The change, which relates to services contracted for outside New Zealand by non-residents but consumed here, affects the likes of in-bound tourism operators, as well as schools and universities collecting fees from foreign students.
For years it was a grey area. For tax purposes, it was not clear whether the fact that the services were consumed in New Zealand (which implied they should attract GST) was more significant than their sale to non-residents (suggesting they should be treated like exports, which do not attract GST).
Revenue Minister Michael Cullen said yesterday that the tax was always supposed to apply to foreigners for the goods and services they consumed in New Zealand.
The previous Government amended the law to that effect two years ago, but it did not make the change retrospective. That encouraged firms which had paid the GST before 1999 to claim it back.
The Government now plans to stymie those claims by applying the "clarification" back to 1986 when GST was introduced.

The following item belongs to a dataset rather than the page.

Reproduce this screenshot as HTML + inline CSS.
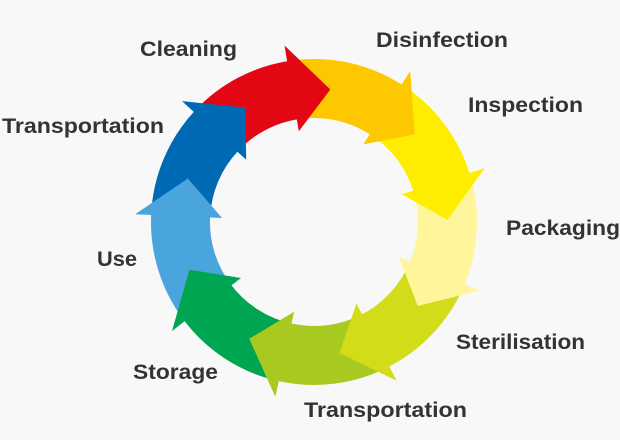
<!DOCTYPE html>
<html><head><meta charset="utf-8"><style>
html,body{margin:0;padding:0;background:#f8f8f8;}
svg{display:block}
text{font-family:"Liberation Sans",sans-serif;font-weight:bold;font-size:21px;fill:#333;}
</style></head><body>
<svg id="s" width="620" height="440" viewBox="0 0 620 440" xmlns="http://www.w3.org/2000/svg">
<g id="g"></g>
<text x="140" y="56" textLength="97" lengthAdjust="spacingAndGlyphs">Cleaning</text>
<text x="376" y="47" textLength="132" lengthAdjust="spacingAndGlyphs">Disinfection</text>
<text x="468" y="112" textLength="115" lengthAdjust="spacingAndGlyphs">Inspection</text>
<text x="506" y="235" textLength="114" lengthAdjust="spacingAndGlyphs">Packaging</text>
<text x="456" y="349" textLength="129" lengthAdjust="spacingAndGlyphs">Sterilisation</text>
<text x="304" y="417" textLength="163" lengthAdjust="spacingAndGlyphs">Transportation</text>
<text x="133" y="379" textLength="85" lengthAdjust="spacingAndGlyphs">Storage</text>
<text x="97" y="266" textLength="40" lengthAdjust="spacingAndGlyphs">Use</text>
<text x="2" y="133" textLength="162" lengthAdjust="spacingAndGlyphs">Transportation</text>
</svg>
<script>
(function(){
var cx=314,cy=222,R=163,r=104,m=(R+r)/2,T=16;
var bases=[261,303,343,23,63,103,143,183,223];
var cols=["#e30613","#fdc800","#ffed00","#fff59b","#d3dc18","#a8c920","#00a551","#4aa5dc","#0069b4"];
function P(rad,a){a=a*Math.PI/180;return (cx+rad*Math.cos(a)).toFixed(1)+","+(cy+rad*Math.sin(a)).toFixed(1);}
var g=document.getElementById("g"),body="",heads="";
for(var i=0;i<9;i++){
 var b=bases[i],pb=bases[(i+8)%9];
 var a0=pb, a1=b; if(a1<a0)a1+=360;
 var d="M"+P(R,a0)+" A"+R+","+R+" 0 0 1 "+P(R,a1)+
   " L"+P(r,a1)+
   " A"+r+","+r+" 0 0 0 "+P(r,a0)+" L"+P(m,a0+T)+" Z";
 body+='<path d="'+d+'" fill="'+cols[i]+'"/>';
 heads+='<path d="M'+P(R+16,a1-0.5)+' L'+P(m,a1+T)+' L'+P(r-12,a1-0.5)+' Z" fill="'+cols[i]+'"/>';
}
g.innerHTML=body+heads;
})();
</script>
</body></html>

"Obviously this measure is retrospective but there is potentially between $150 million and $200 million of revenue at stake," Dr Cullen said.
"The money is not theirs to claim. They simply collected it and passed it on to the Government."
The change will not apply to people who did not charge the GST or who did, but have received a refund from the Inland Revenue.
The Institute of Chartered Accountants' tax director, Jeff Owens, said: "It is a horrible precedent - officials screw up the legislation, 'but don't worry, we can fix it retrospectively'."
It was not a matter of denying people a windfall gain, Mr Owens said.
"They paid some GST the law says they shouldn't have. The underlying policy is not as clear as Dr Cullen makes out. The prior interpretation of the law, that those supplies are not subject to GST, had been confirmed by IRD rulings and the Court of Appeal.
"The fact that the Government introduced a law change prospectively in 1999 indicates that the law was something different prior to that."